Puff the Dragon (A Not-so-Magical Tale)

Smoking on the beach

“I think I’m going to write a blog about smoking,” I told my son. Soggy and sandy from our day at the beach, the two of us were alone in our van.

“Hmmm,” my 13-year-old son replied, hardly vibrating his vocal cords and barely nodding his head in acknowledgement of my having spoken.

“You see,” I went on, “I actually think folk have the right to smoke if they want. I have my own share of unhealthy habits.”

At this my son perked up. (He does so love a chance to disagree with me.) “Yeah, but Mom, do your unhealthy habits make other people unhealthy?”

In truth, my unhealthy habits could cause my family members pain in the future. If I do not choose to eat right and to exercise, I could suffer the physical effects of such bad behaviors. Some forms of cancer, heart disease, diabetes and other diseases are caused by unhealthy habits. If I were to contract one of these diseases, my family, my loved ones would suffer unnecessarily because of my negligence.

But that was not what my son meant and I knew it. He had asthma as a young child but had outpaced it as he grew up. Still, he remembered the times he had to duck through doorways and rush through parking lots to avoid errant fumes. Yet this time, he was not referring to his own struggles. This time, we were both frustrated by the limitations forced upon his sister by the unhealthy habit of others.

“What I mean, Baker, is that I am not prepared to say people don’t have the right to smoke. It’s a choice they should be allowed to make. The problem is that this choice puts my child at risk.”

“Right. Because they chose to smoke a cigarette on the beach Margaret could have an asthma attack.
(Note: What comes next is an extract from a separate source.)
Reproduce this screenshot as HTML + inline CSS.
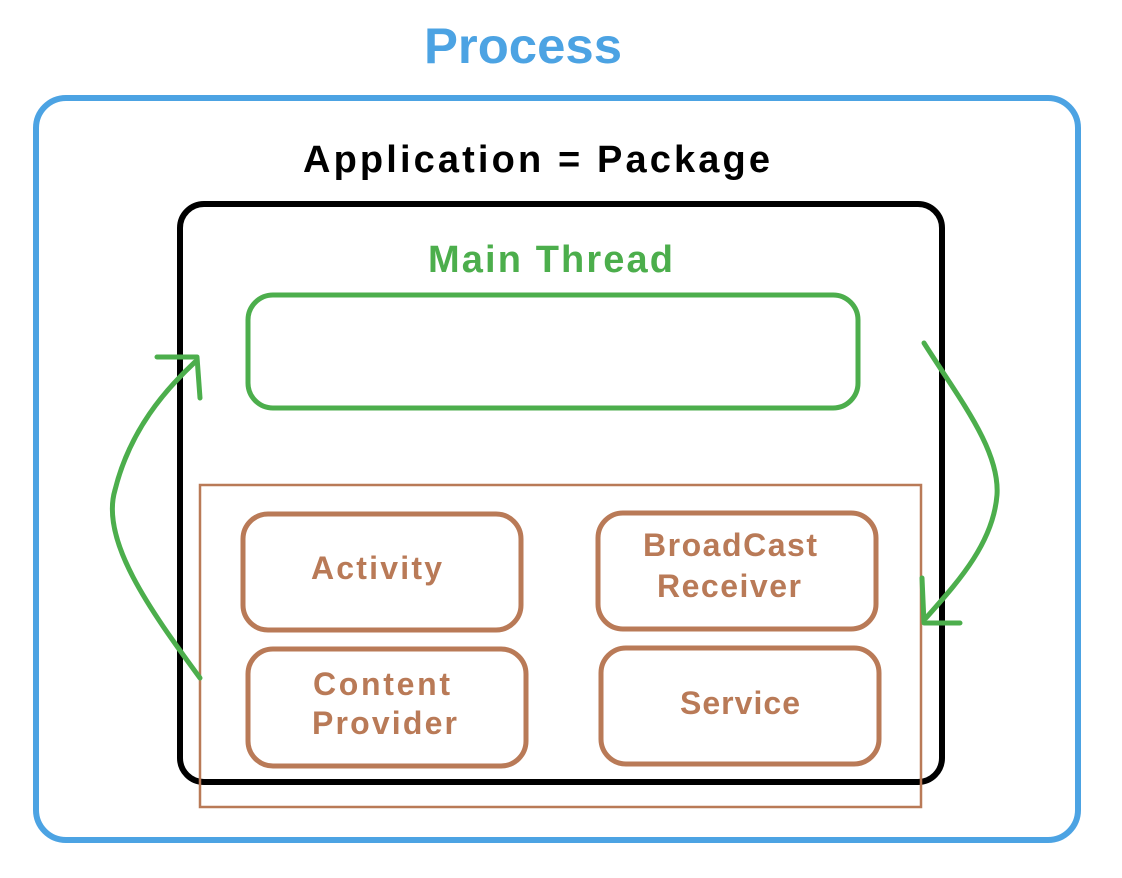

She could wind up in the hospital.”

Our frustration was at a high point because we’d been unable to find a place to park our umbrella that was not downwind from smokers. They were everywhere. Margaret had to stay in the water or at least in the surf to avoid the fumes.

And it was not just the beach. Later we went out to eat, to a non-smoking restaurant of course.

“Mommy, smokers,” Margaret whispered to me when we were 50 feet from the entrance. Yep. Cloaking the entrance with a cloud of wheeze-inducing funk, were several folks tugging the last puffs from their smokes. They had every right; it’s a free country. Yet there was no getting in the place without walking through their haze of freedom: a haze that placed significant bonds on my child.

Lest you think I’m an over reactive mom, know that once last summer we were in a restaurant whose (ahem) smoking section was on the opposite side of the room from their non-smoking (or what we would call their Not-Quite-As-Dense-But-Still-Really-Smoky) area. We opted to stay. The kids were hungry; it was late; and Margaret had been breathing effortlessly (something, I can’t not mention, that the rest of us do without note). Fifteen minutes later, we paid what we owed and left—with a wheezing daughter who wound up on breathing treatments for the three days following the dining debacle.

Life experience. I try to learn from it.

But back to our week at the beach. It seems to have set the tone for the summer. Everywhere we have gone, we’ve had to dodge smokers. Admittedly, Margaret has had a hard time with her asthma this summer, and I am hyper aware, but geez. Smokers greet you at the mall, the drug store, the convenience mart and the grocery. They stroll over the grounds at Biltmore Estate and cheer in the stands of ball games. And hear me here: I think smokers have a right to smoke, I do. But what is my kid supposed to do to be able to breathe?

I tell Margaret life’s not fair and that we all have to deal with stuff. I remind her that considering what others have to deal with, this isn’t that bad. I tell her we could get her a filter mask thingy to wear. (She says she’d rather wheeze.)

I tell her those things. I do. And I believe smokers have rights. I do. But first, I’m Margaret’s mommy and when she’s fighting to breathe because secondhand smoke has triggered an asthma attack, I forget all those things. Because when it comes to balancing her right to breathe and the right of others to smoke—I don’t care squat about fairness. ‘Cuz I’m a mother, that’s why. And it’s my right to play favorites.

By Aileen MItchell Lawrimore

Aileen Mitchell Lawrimore is a mother x 3, wife x 35 (years not men), minister, speaker, writer, retreat leader, and lover of beagles and books. She has a lot to say.